_THE PROBLEM_.
Give the listing again exactly, omitting its images.

_DATASET SECTION_.
╔══

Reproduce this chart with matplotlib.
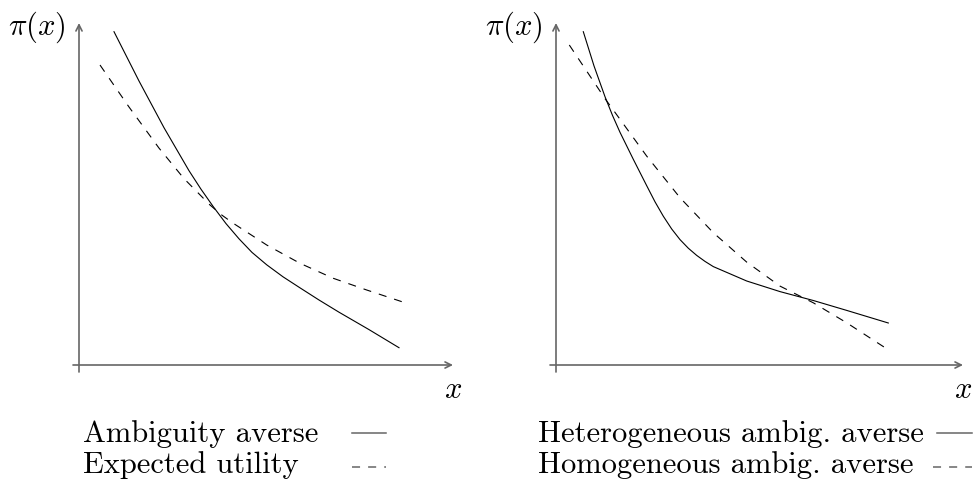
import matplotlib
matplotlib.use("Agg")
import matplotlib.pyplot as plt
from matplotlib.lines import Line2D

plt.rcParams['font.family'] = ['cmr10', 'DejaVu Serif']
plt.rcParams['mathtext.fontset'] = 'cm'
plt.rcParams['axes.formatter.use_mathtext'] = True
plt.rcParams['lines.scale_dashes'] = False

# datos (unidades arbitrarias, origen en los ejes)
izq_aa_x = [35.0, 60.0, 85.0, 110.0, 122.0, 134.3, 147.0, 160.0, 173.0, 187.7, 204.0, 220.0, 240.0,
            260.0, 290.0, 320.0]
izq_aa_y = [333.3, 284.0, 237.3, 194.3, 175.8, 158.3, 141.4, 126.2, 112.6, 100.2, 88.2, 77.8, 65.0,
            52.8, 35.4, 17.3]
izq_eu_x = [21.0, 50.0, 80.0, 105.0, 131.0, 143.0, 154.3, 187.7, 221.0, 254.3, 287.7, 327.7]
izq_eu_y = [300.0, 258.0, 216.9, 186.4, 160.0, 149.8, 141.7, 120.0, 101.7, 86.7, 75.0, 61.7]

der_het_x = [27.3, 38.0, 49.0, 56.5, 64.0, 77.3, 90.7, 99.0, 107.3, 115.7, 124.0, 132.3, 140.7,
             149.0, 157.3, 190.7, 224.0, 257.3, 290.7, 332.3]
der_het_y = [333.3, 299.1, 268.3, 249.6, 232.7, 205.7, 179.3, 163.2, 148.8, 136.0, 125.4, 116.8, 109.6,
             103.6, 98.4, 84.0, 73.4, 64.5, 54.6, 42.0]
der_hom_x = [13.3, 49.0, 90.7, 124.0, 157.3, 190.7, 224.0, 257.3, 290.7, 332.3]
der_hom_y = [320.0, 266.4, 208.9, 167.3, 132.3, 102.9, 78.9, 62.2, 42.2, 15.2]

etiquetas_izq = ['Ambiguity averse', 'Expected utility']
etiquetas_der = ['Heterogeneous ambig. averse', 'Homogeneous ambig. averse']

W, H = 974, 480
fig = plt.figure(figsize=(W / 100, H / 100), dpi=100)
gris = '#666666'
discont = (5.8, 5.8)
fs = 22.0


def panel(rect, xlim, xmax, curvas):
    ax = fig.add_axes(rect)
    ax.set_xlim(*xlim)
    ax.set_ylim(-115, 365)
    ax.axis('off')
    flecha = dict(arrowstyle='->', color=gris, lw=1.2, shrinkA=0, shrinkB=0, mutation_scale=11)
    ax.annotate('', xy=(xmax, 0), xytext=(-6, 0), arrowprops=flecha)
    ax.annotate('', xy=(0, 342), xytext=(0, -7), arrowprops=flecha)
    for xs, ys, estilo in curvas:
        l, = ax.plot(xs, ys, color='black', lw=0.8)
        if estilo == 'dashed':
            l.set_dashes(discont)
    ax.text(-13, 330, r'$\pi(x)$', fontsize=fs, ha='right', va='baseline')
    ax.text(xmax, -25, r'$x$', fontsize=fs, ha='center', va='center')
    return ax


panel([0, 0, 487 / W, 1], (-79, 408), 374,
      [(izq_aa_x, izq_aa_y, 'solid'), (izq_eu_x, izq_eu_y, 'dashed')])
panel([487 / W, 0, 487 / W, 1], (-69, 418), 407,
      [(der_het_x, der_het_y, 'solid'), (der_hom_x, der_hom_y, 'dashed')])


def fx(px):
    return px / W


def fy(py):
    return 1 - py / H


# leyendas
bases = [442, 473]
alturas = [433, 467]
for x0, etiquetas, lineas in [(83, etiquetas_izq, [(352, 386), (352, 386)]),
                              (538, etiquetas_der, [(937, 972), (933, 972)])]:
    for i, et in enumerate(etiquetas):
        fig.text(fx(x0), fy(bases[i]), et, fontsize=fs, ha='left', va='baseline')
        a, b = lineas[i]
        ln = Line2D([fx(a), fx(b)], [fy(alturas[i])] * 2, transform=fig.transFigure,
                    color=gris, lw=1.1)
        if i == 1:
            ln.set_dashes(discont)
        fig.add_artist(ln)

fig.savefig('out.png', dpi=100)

╚══

_THE OUTPUT_.
Reproduce this chart with matplotlib.
import matplotlib
matplotlib.use("Agg")
import matplotlib.pyplot as plt
from matplotlib.lines import Line2D

plt.rcParams['font.family'] = ['cmr10', 'DejaVu Serif']
plt.rcParams['mathtext.fontset'] = 'cm'
plt.rcParams['axes.formatter.use_mathtext'] = True
plt.rcParams['lines.scale_dashes'] = False

# datos (unidades arbitrarias, origen en los ejes)
izq_aa_x = [35.0, 60.0, 85.0, 110.0, 122.0, 134.3, 147.0, 160.0, 173.0, 187.7, 204.0, 220.0, 240.0,
            260.0, 290.0, 320.0]
izq_aa_y = [333.3, 284.0, 237.3, 194.3, 175.8, 158.3, 141.4, 126.2, 112.6, 100.2, 88.2, 77.8, 65.0,
            52.8, 35.4, 17.3]
izq_eu_x = [21.0, 50.0, 80.0, 105.0, 131.0, 143.0, 154.3, 187.7, 221.0, 254.3, 287.7, 327.7]
izq_eu_y = [300.0, 258.0, 216.9, 186.4, 160.0, 149.8, 141.7, 120.0, 101.7, 86.7, 75.0, 61.7]

der_het_x = [27.3, 38.0, 49.0, 56.5, 64.0, 77.3, 90.7, 99.0, 107.3, 115.7, 124.0, 132.3, 140.7,
             149.0, 157.3, 190.7, 224.0, 257.3, 290.7, 332.3]
der_het_y = [333.3, 299.1, 268.3, 249.6, 232.7, 205.7, 179.3, 163.2, 148.8, 136.0, 125.4, 116.8, 109.6,
             103.6, 98.4, 84.0, 73.4, 64.5, 54.6, 42.0]
der_hom_x = [13.3, 49.0, 90.7, 124.0, 157.3, 190.7, 224.0, 257.3, 290.7, 332.3]
der_hom_y = [320.0, 266.4, 208.9, 167.3, 132.3, 102.9, 78.9, 62.2, 42.2, 15.2]

etiquetas_izq = ['Ambiguity averse', 'Expected utility']
etiquetas_der = ['Heterogeneous ambig. averse', 'Homogeneous ambig. averse']

W, H = 974, 480
fig = plt.figure(figsize=(W / 100, H / 100), dpi=100)
gris = '#666666'
discont = (5.8, 5.8)
fs = 22.0


def panel(rect, xlim, xmax, curvas):
    ax = fig.add_axes(rect)
    ax.set_xlim(*xlim)
    ax.set_ylim(-115, 365)
    ax.axis('off')
    flecha = dict(arrowstyle='->', color=gris, lw=1.2, shrinkA=0, shrinkB=0, mutation_scale=11)
    ax.annotate('', xy=(xmax, 0), xytext=(-6, 0), arrowprops=flecha)
    ax.annotate('', xy=(0, 342), xytext=(0, -7), arrowprops=flecha)
    for xs, ys, estilo in curvas:
        l, = ax.plot(xs, ys, color='black', lw=0.8)
        if estilo == 'dashed':
            l.set_dashes(discont)
    ax.text(-13, 330, r'$\pi(x)$', fontsize=fs, ha='right', va='baseline')
    ax.text(xmax, -25, r'$x$', fontsize=fs, ha='center', va='center')
    return ax


panel([0, 0, 487 / W, 1], (-79, 408), 374,
      [(izq_aa_x, izq_aa_y, 'solid'), (izq_eu_x, izq_eu_y, 'dashed')])
panel([487 / W, 0, 487 / W, 1], (-69, 418), 407,
      [(der_het_x, der_het_y, 'solid'), (der_hom_x, der_hom_y, 'dashed')])


def fx(px):
    return px / W


def fy(py):
    return 1 - py / H


# leyendas
bases = [442, 473]
alturas = [433, 467]
for x0, etiquetas, lineas in [(83, etiquetas_izq, [(352, 386), (352, 386)]),
                              (538, etiquetas_der, [(937, 972), (933, 972)])]:
    for i, et in enumerate(etiquetas):
        fig.text(fx(x0), fy(bases[i]), et, fontsize=fs, ha='left', va='baseline')
        a, b = lineas[i]
        ln = Line2D([fx(a), fx(b)], [fy(alturas[i])] * 2, transform=fig.transFigure,
                    color=gris, lw=1.1)
        if i == 1:
            ln.set_dashes(discont)
        fig.add_artist(ln)

fig.savefig('out.png', dpi=100)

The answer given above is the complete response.